Saturday night was...interesting...I went to see Breaking Dawn at the dollar theater in Sugar House with my 17 year old sister and her friends. Even though I rank in seniority, I somehow managed to be put on troll patrol in the back seat. She's lucky I was there. If not, she'd be half way to Vegas by now still looking for Exit 126. After my blood pressure and anxiety levels had returned to normal when we were safe and sound at the theater, I offered (DEMANDED) to drive back home after the movie. All things considered, the movie wasn't that bad. Yes it is horribly cheesy, but there is no way to make those movies without an extreme cheese factor. I don't do team Edward or team Jacob, but I am all about Bella's wedding and honeymoon. Where do I sign up? 5-20

 And that brings us to today. Generally I have mixed emotions about the Mills Park YSA ward*******FILTER********* but today I was feeling it. We had a ward linger longer after church that definitely worked out in my behalf. At the end of relief society one of the girls walked to the front of the room holding the ties of EVERY guy in our ward. My heart sunk **********FILTER********* basically there is a reason it is called singles ward. My plan was to pick the tie of one of my friends so I would not have to endure the painful embarrassment that accompanies small talk and Hawaiian haystacks. No such luck. They started passing out the ties and all I could think was "PLEEEEASE let me get Ringo's tie. PLEASE." Ringo is not really his name. I just made that up. Privacy is the best policy after all.  For some reason my cool new bishop decided that I am socially competent enough that I could handle the excitement of 2 ties. 2! In Laman's terms, that meant that I would have to walk into the cultural hall and find the MEN who were the owners of those 2 ties. Uh. Yikes. I literally had butterflies. Instead of being proactive me, I stood by the stage and became the wall flower while the previously deemed "sweet spirits" went to find their matches. I just hoped that someone would see me with their tie and come take it out of my hand. I was terrified, which was really weird seeing as how men are usually my strong suit. I still can't explain it! But what do you know? I HAD RINGO'S TIE haha I breathed I sigh of relief and just had to laugh to myself. I got exactly what I wanted.
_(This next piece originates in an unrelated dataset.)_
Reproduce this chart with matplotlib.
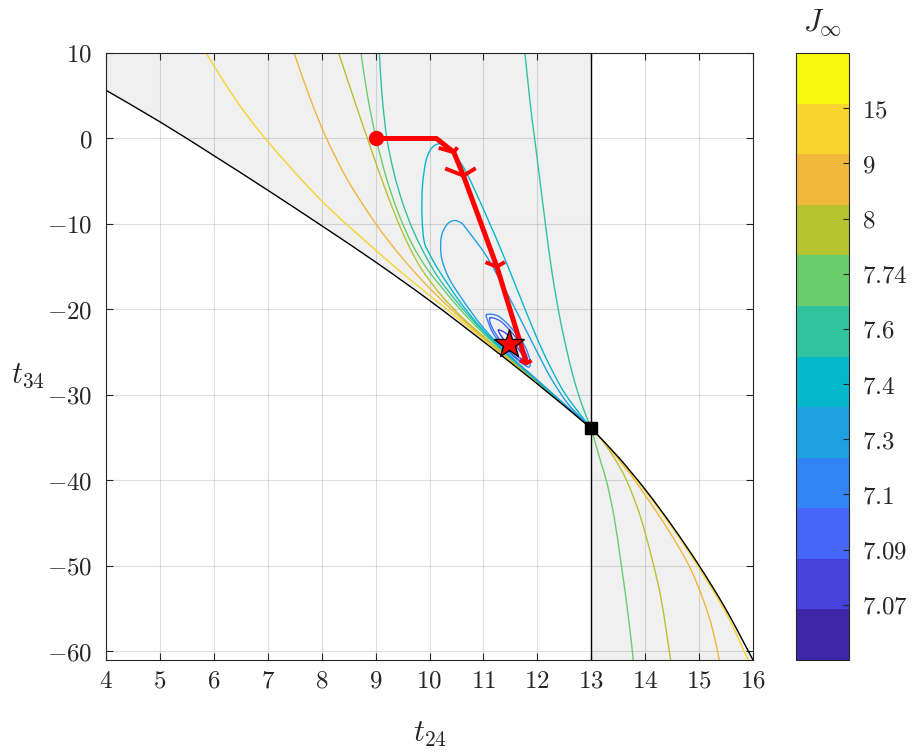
import numpy as np
import matplotlib
matplotlib.use('Agg')
import matplotlib.pyplot as plt
from matplotlib.path import Path
from matplotlib.patches import PathPatch
from matplotlib.colors import ListedColormap, Normalize
from matplotlib.cm import ScalarMappable
from matplotlib.ticker import FixedLocator, FixedFormatter

plt.rcParams['mathtext.fontset'] = 'cm'
plt.rcParams['font.family'] = ['DejaVu Serif']

# ---------------- data ----------------
levels = [7.07, 7.09, 7.1, 7.3, 7.4, 7.6, 7.74, 8, 9, 15]
level_labels = ['7.07', '7.09', '7.1', '7.3', '7.4', '7.6', '7.74', '8', '9', '15']
band_colors = ['#3e26a8', '#4640dd', '#4566f7', '#3283f4', '#1fa0e0', '#05b7cb',
               '#31c39e', '#6acd6c', '#b5c331', '#f2b73d', '#f8d52d', '#f9f90f']

x_ticks = [4, 5, 6, 7, 8, 9, 10, 11, 12, 13, 14, 15, 16]
y_ticks = [-60, -50, -40, -30, -20, -10, 0, 10]

boundary_left_t24 = [4.0, 5.0, 6.0, 7.0, 8.0, 9.0, 10.0, 11.0, 12.0, 13.0]
boundary_left_t34 = [5.64, 1.95, -2.0, -6.05, -10.2, -14.45, -18.95, -23.75, -28.7, -33.9]
boundary_right_t24 = [13.0, 13.5, 14.0, 14.5, 15.0, 15.5, 16.0]
boundary_right_t34 = [-33.9, -37.25, -41.05, -45.3, -49.95, -55.1, -61.0]

# contour lines, left feasible region
c15_t24 = [5.855, 6.4, 7.0, 8.0, 9.0, 9.6, 10.2, 10.6, 11.0, 11.5, 12.0, 12.5, 13.0]
c15_t34 = [10.0, 4.6, -0.35, -7.3, -13.05, -16.3, -19.36, -21.43, -23.48, -26.07, -28.62, -31.26, -33.9]
c9_t24 = [7.49, 7.77, 8.08, 8.48, 9.0, 9.45, 9.85, 10.2, 10.6, 11.0, 11.5, 12.0, 12.5, 13.0]
c9_t34 = [10.0, 4.96, 0.16, -4.84, -9.94, -13.63, -16.51, -18.75, -21.11, -23.3, -25.95, -28.56, -31.23, -33.9]
c8_t24 = [8.315, 8.58, 8.85, 9.12, 9.4, 9.62, 9.85, 10.2, 10.6, 11.0, 11.5, 12.0, 12.5, 13.0]
c8_t34 = [10.0, 4.97, -0.03, -4.89, -9.51, -12.59, -15.24, -18.21, -20.89, -23.15, -25.87, -28.51, -31.21, -33.9]
c774_t24 = [8.73, 8.85, 9.01, 9.2, 9.42, 9.68, 9.95, 10.2, 10.6, 11.0, 11.5, 12.0, 12.5, 13.0]
c774_t34 = [10.0, 5.0, 0.0, -4.6, -8.7, -12.4, -15.2, -17.21, -20.21, -22.8, -25.72, -28.42, -31.16, -33.9]
c76a_t24 = [9.07, 9.12, 9.21, 9.34, 9.5, 9.7, 9.95, 10.2, 10.6, 11.0, 11.5, 12.0, 12.5, 13.0]
c76a_t34 = [10.0, 5.0, 0.0, -4.0, -7.5, -10.8, -14.0, -16.6, -19.8, -22.6, -25.64, -28.37, -31.14, -33.9]
c76b_t24 = [11.77, 11.87, 11.95, 12.05, 12.15, 12.28, 12.45, 12.65, 12.83, 13.0]
c76b_t34 = [10.0, 4.0, 0.0, -5.0, -10.0, -16.0, -22.0, -27.5, -31.2, -33.9]
c74_t24 = [13.0, 12.5, 12.0, 11.5, 11.0, 10.6, 10.2, 10.0, 9.9, 9.86, 9.87, 9.94, 10.05,
           10.2, 10.34, 10.48, 10.69, 11.06, 11.43, 11.8, 12.11, 12.45, 12.75, 13.0]
c74_t34 = [-33.9, -31.11, -28.32, -25.54, -22.45, -19.4, -15.7, -13.5, -12.0, -9.0, -5.5, -2.5, -1.05,
           -0.6, -0.95, -1.95, -4.06, -9.12, -14.57, -20.41, -25.0, -29.2, -31.9, -33.9]
c73_t24 = [13.0, 12.5, 12.0, 11.5, 11.0, 10.6, 10.35, 10.22, 10.22, 10.32, 10.45, 10.58,
           10.69, 11.06, 11.37, 11.66, 11.95, 12.25, 12.55, 12.8, 13.0]
c73_t34 = [-33.9, -31.07, -28.25, -25.44, -22.15, -18.73, -16.2, -13.8, -11.5, -10.1, -9.6, -9.85,
           -10.6, -13.79, -17.3, -20.8, -24.4, -28.0, -30.9, -32.6, -33.9]
c71_t24 = [11.06, 11.25, 11.43, 11.62, 11.77, 11.86, 11.85, 11.74, 11.55, 11.37, 11.18, 11.08]
c71_t34 = [-20.6, -20.7, -21.58, -22.94, -24.3, -25.87, -26.72, -26.4, -25.45, -24.3, -22.8, -21.3]
c709_t24 = [11.12, 11.3, 11.5, 11.68, 11.8, 11.82, 11.7, 11.5, 11.32, 11.16]
c709_t34 = [-21.0, -21.3, -22.5, -24.0, -25.4, -26.35, -26.1, -25.0, -23.7, -22.1]
c707_t24 = [11.28, 11.42, 11.58, 11.72, 11.76, 11.62, 11.45, 11.32]
c707_t34 = [-22.4, -22.8, -24.0, -25.3, -25.9, -25.4, -24.1, -23.0]

# contour lines, right feasible region
c774r_t24 = [13.0, 13.08, 13.18, 13.3, 13.43, 13.56, 13.68, 13.78]
c774r_t34 = [-33.9, -35.7, -37.9, -40.5, -44.5, -50.0, -55.5, -61.0]
c8r_t24 = [13.0, 13.2, 13.42, 13.656, 13.9, 14.12, 14.3, 14.472]
c8r_t34 = [-33.9, -35.3, -37.3, -40.0, -44.0, -49.0, -54.0, -61.0]
c9r_t24 = [13.0, 13.3, 13.6, 13.8, 14.35, 14.8, 15.08, 15.25, 15.375]
c9r_t34 = [-33.9, -35.95, -38.3, -39.9, -45.0, -49.8, -54.0, -57.4, -61.0]
c15r_t24 = [13.0, 13.5, 14.0, 14.5, 15.0, 15.5, 15.91]
c15r_t34 = [-33.9, -37.35, -41.2, -45.5, -50.25, -55.5, -61.0]

# optimisation path
path_t24 = [9.0, 10.13, 10.45, 10.63, 11.25, 11.8]
path_t34 = [0.0, 0.0, -1.6, -4.35, -15.0, -26.3]
head_idx = [2, 3, 4, 5]
head_px = [22, 24, 15, 9]
opt_t24, opt_t34 = 11.47, -24.0
corner_t24, corner_t34 = 13.0, -33.9

# ---------------- helpers ----------------
def smooth(x, y, closed=False):
    P = np.column_stack([x, y]).astype(float)
    n = len(P)
    verts = [P[0]]
    codes = [Path.MOVETO]
    segs = n if closed else n - 1

    def g(j):
        if closed:
            return P[j % n]
        return P[min(max(j, 0), n - 1)]
    for i in range(segs):
        p0, p1, p2, p3 = g(i - 1), g(i), g(i + 1), g(i + 2)
        verts += [p1 + (p2 - p0) / 6.0, p2 - (p3 - p1) / 6.0, p2]
        codes += [Path.CURVE4] * 3
    return Path(verts, codes)


def draw(ax, x, y, color, lw=1.0, z=2, closed=False):
    ax.add_patch(PathPatch(smooth(x, y, closed), fill=False, edgecolor=color,
                           lw=lw, zorder=z, capstyle='round', joinstyle='round'))

# ---------------- figure ----------------
W, H = 922, 753
fig = plt.figure(figsize=(W / 100, H / 100), dpi=100)
ax = fig.add_axes([106 / W, 93 / H, 647 / W, 607 / H])
ax.set_xlim(4, 16)
ax.set_ylim(-61, 10)

ax.fill_between(boundary_left_t24, boundary_left_t34, 10, color='#f0f0f0', lw=0, zorder=0.5)
ax.fill_between(boundary_right_t24, -61, boundary_right_t34, color='#f0f0f0', lw=0, zorder=0.5)

ax.grid(True, color='#262626', alpha=0.15, lw=0.8)
ax.set_axisbelow('line')

col = dict(zip(levels, band_colors[1:11]))
draw(ax, c15_t24, c15_t34, col[15])
draw(ax, c9_t24, c9_t34, col[9])
draw(ax, c8_t24, c8_t34, col[8])
draw(ax, c774_t24, c774_t34, col[7.74])
draw(ax, c76a_t24, c76a_t34, col[7.6])
draw(ax, c76b_t24, c76b_t34, col[7.6])
draw(ax, c74_t24, c74_t34, col[7.4])
draw(ax, c73_t24, c73_t34, col[7.3])
draw(ax, c71_t24, c71_t34, col[7.1], closed=True)
draw(ax, c709_t24, c709_t34, col[7.09], closed=True)
draw(ax, c707_t24, c707_t34, col[7.07], closed=True)
draw(ax, c774r_t24, c774r_t34, col[7.74])
draw(ax, c8r_t24, c8r_t34, col[8])
draw(ax, c9r_t24, c9r_t34, col[9])
draw(ax, c15r_t24, c15r_t34, col[15])

draw(ax, boundary_left_t24, boundary_left_t34, 'black', lw=1.0, z=2.6)
draw(ax, boundary_right_t24, boundary_right_t34, 'black', lw=1.0, z=2.6)
ax.axvline(13, color='black', lw=1.0, zorder=2.6)

# optimisation path with open arrow heads
ax.plot(path_t24, path_t34, color='red', lw=3.6, zorder=4, solid_capstyle='butt',
        solid_joinstyle='round')
sx = 647 / 12.0
sy = 607 / 71.0
alpha = beta = 0.33
for k, L in zip(head_idx, head_px):
    u = path_t24[k] - path_t24[k - 1]
    v = path_t34[k] - path_t34[k - 1]
    lpx = np.hypot(u * sx, v * sy)
    u, v = u * L / lpx, v * L / lpx
    tx, ty = path_t24[k], path_t34[k]
    hx = [tx - alpha * (u + beta * v), tx, tx - alpha * (u - beta * v)]
    hy = [ty - alpha * (v - beta * u), ty, ty - alpha * (v + beta * u)]
    ax.plot(hx, hy, color='red', lw=2.8, zorder=4, solid_capstyle='butt')

ax.plot(path_t24[0], path_t34[0], 'o', color='red', ms=10, zorder=5)
ax.plot(opt_t24, opt_t34, '*', color='red', mec='black', mew=1.0, ms=22, zorder=6)
ax.plot(corner_t24, corner_t34, 's', color='black', ms=8, zorder=6)

# axes styling
for s in ax.spines.values():
    s.set_color('#262626')
    s.set_linewidth(0.8)
    s.set_zorder(7)
ax.xaxis.set_major_locator(FixedLocator(x_ticks))
ax.xaxis.set_major_formatter(FixedFormatter([f'${t}$' for t in x_ticks]))
ax.yaxis.set_major_locator(FixedLocator(y_ticks))
ax.yaxis.set_major_formatter(FixedFormatter([f'${t}$' for t in y_ticks]))
ax.tick_params(axis='both', direction='in', length=5, width=0.8, color='#262626',
               labelcolor='#262626', labelsize=18, top=True, right=True)
ax.tick_params(axis='x', pad=7)
ax.tick_params(axis='y', pad=10)
ax.set_xlabel(r'$t_{24}$', fontsize=22, color='#262626')
ax.xaxis.set_label_coords(0.5, -0.095)
ax.set_ylabel(r'$t_{34}$', fontsize=22, rotation=0, color='#262626', va='center', ha='center')
ax.yaxis.set_label_coords(-0.12, 0.47)

# colorbar
cax = fig.add_axes([796 / W, 93 / H, 53 / W, 607 / H])
cmap = ListedColormap(band_colors)
sm = ScalarMappable(norm=Normalize(0, 11), cmap=cmap)
cb = fig.colorbar(sm, cax=cax)
cb.set_ticks(list(range(1, 11)))
cb.set_ticklabels([f'${s}$' for s in level_labels])
cb.outline.set_edgecolor('#262626')
cb.outline.set_linewidth(0.8)
cax.tick_params(direction='in', length=4, width=0.8, color='#262626', labelsize=18,
                labelcolor='#262626', pad=9)
cax.set_title(r'$J_\infty$', fontsize=22, pad=16, color='#262626')

fig.savefig('out.png', dpi=100)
I quickly threw the other tie at my sweet relief society president because she didn't have one. How nice of me ;) One of my teachers from high school serves in our bishopric and informed Ringo that I payed him 10 bucks to find out which tie was his. Not true, but once again I just had to laugh to myself about how nicely things worked out. World-10, Rylie-25

Even though I ended up on top, my mom sufficiently humbled me with the reminder that she can pull out pictures from my 5th and 6th grade years at any moment. That deflated my big head reeeal fast. Those horrors are reserved for my immediate family and select others only. If anyone were to see those they wouldn't want my tie, shoe, necklace, or anything that could potentially hook them up with their EC at a linger longer. So here I am. Regular Rylie. Hero to zero in no time flat. Hero to zero just like that.
 

Feb 1, 2012

beast mode

I just completed 30 minutes on the stair master.
Level 10.
The ENTIRE time.
Try that on for size, I dare ya.
Guarantee you will be sweating like a pig and your legs will fall off.
Have fun though...
Because you will never experience a prouder moment.
*I lost 4 pounds this week. Yea me. Let's keep it comin!